Prompt: The material below should be written out in full and exactly; pictures stay out of the copy.

- - -

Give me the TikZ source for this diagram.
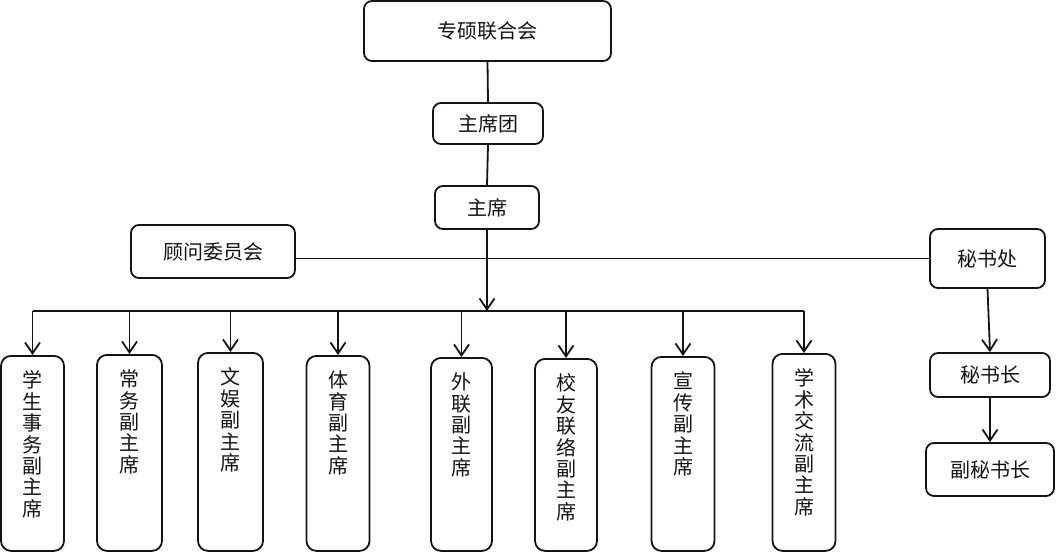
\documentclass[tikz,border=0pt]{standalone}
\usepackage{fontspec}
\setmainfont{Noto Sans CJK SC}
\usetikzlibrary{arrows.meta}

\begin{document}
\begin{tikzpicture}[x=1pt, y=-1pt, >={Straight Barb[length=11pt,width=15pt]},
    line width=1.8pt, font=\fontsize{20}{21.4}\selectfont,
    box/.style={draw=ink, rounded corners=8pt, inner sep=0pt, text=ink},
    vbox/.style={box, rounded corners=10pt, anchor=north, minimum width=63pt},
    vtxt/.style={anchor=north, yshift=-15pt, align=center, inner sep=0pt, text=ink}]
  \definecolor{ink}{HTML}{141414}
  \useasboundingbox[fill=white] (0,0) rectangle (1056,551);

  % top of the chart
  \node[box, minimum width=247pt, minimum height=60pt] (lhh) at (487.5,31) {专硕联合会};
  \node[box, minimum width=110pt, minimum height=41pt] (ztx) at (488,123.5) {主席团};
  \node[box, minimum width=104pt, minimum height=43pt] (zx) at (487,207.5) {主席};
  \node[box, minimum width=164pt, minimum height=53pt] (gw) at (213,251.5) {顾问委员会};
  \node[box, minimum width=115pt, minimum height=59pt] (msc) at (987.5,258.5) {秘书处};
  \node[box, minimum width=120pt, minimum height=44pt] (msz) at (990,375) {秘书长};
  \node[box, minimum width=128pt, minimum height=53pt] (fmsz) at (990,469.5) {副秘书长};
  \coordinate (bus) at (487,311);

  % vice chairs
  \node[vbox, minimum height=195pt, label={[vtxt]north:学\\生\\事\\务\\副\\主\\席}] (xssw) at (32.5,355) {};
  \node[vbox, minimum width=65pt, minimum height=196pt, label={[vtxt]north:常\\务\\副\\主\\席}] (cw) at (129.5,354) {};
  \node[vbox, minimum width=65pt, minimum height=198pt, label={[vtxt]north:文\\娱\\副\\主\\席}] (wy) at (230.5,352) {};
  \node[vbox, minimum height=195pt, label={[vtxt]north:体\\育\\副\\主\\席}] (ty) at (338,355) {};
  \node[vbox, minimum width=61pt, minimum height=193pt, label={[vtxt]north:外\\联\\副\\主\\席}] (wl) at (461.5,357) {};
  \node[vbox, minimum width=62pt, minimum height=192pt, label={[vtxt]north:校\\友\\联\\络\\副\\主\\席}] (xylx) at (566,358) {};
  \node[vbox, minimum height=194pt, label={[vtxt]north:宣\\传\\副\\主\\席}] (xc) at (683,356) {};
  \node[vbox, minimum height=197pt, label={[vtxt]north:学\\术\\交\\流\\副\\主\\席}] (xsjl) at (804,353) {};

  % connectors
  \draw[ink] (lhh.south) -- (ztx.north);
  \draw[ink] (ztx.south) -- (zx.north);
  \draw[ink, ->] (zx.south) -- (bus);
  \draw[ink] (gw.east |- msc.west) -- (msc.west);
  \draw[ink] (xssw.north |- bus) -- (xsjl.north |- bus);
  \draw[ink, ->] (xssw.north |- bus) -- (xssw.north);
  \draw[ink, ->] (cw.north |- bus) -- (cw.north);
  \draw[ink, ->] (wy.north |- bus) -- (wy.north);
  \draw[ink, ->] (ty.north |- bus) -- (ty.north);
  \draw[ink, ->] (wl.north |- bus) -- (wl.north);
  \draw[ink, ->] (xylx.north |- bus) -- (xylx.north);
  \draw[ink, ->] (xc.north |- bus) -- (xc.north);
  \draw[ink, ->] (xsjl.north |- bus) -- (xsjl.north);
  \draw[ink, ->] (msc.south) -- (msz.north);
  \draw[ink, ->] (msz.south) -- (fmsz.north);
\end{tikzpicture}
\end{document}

- - -

Response to the task:
Give me the TikZ source for this diagram.
\documentclass[tikz,border=0pt]{standalone}
\usepackage{fontspec}
\setmainfont{Noto Sans CJK SC}
\usetikzlibrary{arrows.meta}

\begin{document}
\begin{tikzpicture}[x=1pt, y=-1pt, >={Straight Barb[length=11pt,width=15pt]},
    line width=1.8pt, font=\fontsize{20}{21.4}\selectfont,
    box/.style={draw=ink, rounded corners=8pt, inner sep=0pt, text=ink},
    vbox/.style={box, rounded corners=10pt, anchor=north, minimum width=63pt},
    vtxt/.style={anchor=north, yshift=-15pt, align=center, inner sep=0pt, text=ink}]
  \definecolor{ink}{HTML}{141414}
  \useasboundingbox[fill=white] (0,0) rectangle (1056,551);

  % top of the chart
  \node[box, minimum width=247pt, minimum height=60pt] (lhh) at (487.5,31) {专硕联合会};
  \node[box, minimum width=110pt, minimum height=41pt] (ztx) at (488,123.5) {主席团};
  \node[box, minimum width=104pt, minimum height=43pt] (zx) at (487,207.5) {主席};
  \node[box, minimum width=164pt, minimum height=53pt] (gw) at (213,251.5) {顾问委员会};
  \node[box, minimum width=115pt, minimum height=59pt] (msc) at (987.5,258.5) {秘书处};
  \node[box, minimum width=120pt, minimum height=44pt] (msz) at (990,375) {秘书长};
  \node[box, minimum width=128pt, minimum height=53pt] (fmsz) at (990,469.5) {副秘书长};
  \coordinate (bus) at (487,311);

  % vice chairs
  \node[vbox, minimum height=195pt, label={[vtxt]north:学\\生\\事\\务\\副\\主\\席}] (xssw) at (32.5,355) {};
  \node[vbox, minimum width=65pt, minimum height=196pt, label={[vtxt]north:常\\务\\副\\主\\席}] (cw) at (129.5,354) {};
  \node[vbox, minimum width=65pt, minimum height=198pt, label={[vtxt]north:文\\娱\\副\\主\\席}] (wy) at (230.5,352) {};
  \node[vbox, minimum height=195pt, label={[vtxt]north:体\\育\\副\\主\\席}] (ty) at (338,355) {};
  \node[vbox, minimum width=61pt, minimum height=193pt, label={[vtxt]north:外\\联\\副\\主\\席}] (wl) at (461.5,357) {};
  \node[vbox, minimum width=62pt, minimum height=192pt, label={[vtxt]north:校\\友\\联\\络\\副\\主\\席}] (xylx) at (566,358) {};
  \node[vbox, minimum height=194pt, label={[vtxt]north:宣\\传\\副\\主\\席}] (xc) at (683,356) {};
  \node[vbox, minimum height=197pt, label={[vtxt]north:学\\术\\交\\流\\副\\主\\席}] (xsjl) at (804,353) {};

  % connectors
  \draw[ink] (lhh.south) -- (ztx.north);
  \draw[ink] (ztx.south) -- (zx.north);
  \draw[ink, ->] (zx.south) -- (bus);
  \draw[ink] (gw.east |- msc.west) -- (msc.west);
  \draw[ink] (xssw.north |- bus) -- (xsjl.north |- bus);
  \draw[ink, ->] (xssw.north |- bus) -- (xssw.north);
  \draw[ink, ->] (cw.north |- bus) -- (cw.north);
  \draw[ink, ->] (wy.north |- bus) -- (wy.north);
  \draw[ink, ->] (ty.north |- bus) -- (ty.north);
  \draw[ink, ->] (wl.north |- bus) -- (wl.north);
  \draw[ink, ->] (xylx.north |- bus) -- (xylx.north);
  \draw[ink, ->] (xc.north |- bus) -- (xc.north);
  \draw[ink, ->] (xsjl.north |- bus) -- (xsjl.north);
  \draw[ink, ->] (msc.south) -- (msz.north);
  \draw[ink, ->] (msz.south) -- (fmsz.north);
\end{tikzpicture}
\end{document}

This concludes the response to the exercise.